Marketing the wrong things limits your audience
The trailer is misleading. I know when Assassin's Creed Unity is released, this isn't the game I'll get. It will be about movement and daring escapes and history and spectacular set pieces and drama. That's the game I want to play.
But marketing plays a role in game development, especially at the level of multi-million dollar AAA games. And if the studio gets the sense that non-stop-bloodshed is what the audience wants, they will ensure that's what it receives. Only if we speak up, will the studio look at its audience differently. Until then, they will act off the rapturous applause they receive at E3 when a someone's head explodes like a watermelon thrown off a 7-story building.
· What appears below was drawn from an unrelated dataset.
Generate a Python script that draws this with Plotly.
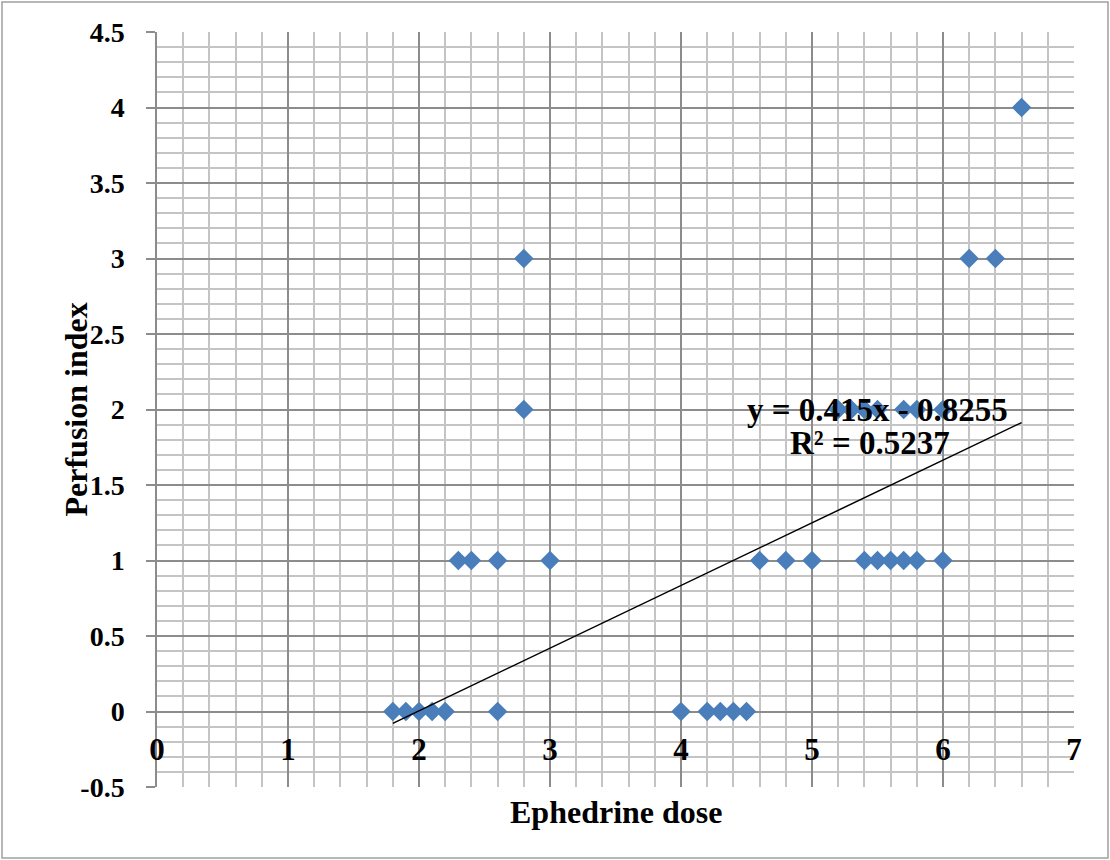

If you'd like an example of a trailer that conveys a different marketing method, look no further than the history-focused vignette Ubisoft ran yesterday in Europe. It hints at fictional conspiracy theory near the end, but overall it's a fine primer on the history of the French Revolution. Maybe Ubisoft has divided their marketing, targeting different audiences with different trailers. Maybe this is them having their cake and eating it, too. Marie Antoinette would be proud, even if she never said anything about cake and that idiom is English.
If that's the case, Europe's the intelligent one with distinguished tastes and richer interests; and America, I guess we're "'Merika," an idea of a nation viewed by ad agencies as the silly one who can't get enough mindless killshots. But we know that's not true. We're more than that! And that's why we'll start saying as much; we won't just remain silent because we don't want to look uncool.
I don't mind violent games, but I can't stand the idea that a marketing department thinks violence alone is enough to sell a game. The Assassin's Creed series presents a rich, complex world that is filled with things to do and places to explore; a series that made us fall in love with sailing a pirate ship. It's sad that images of pure violence are seen as the way to reach the largest audience.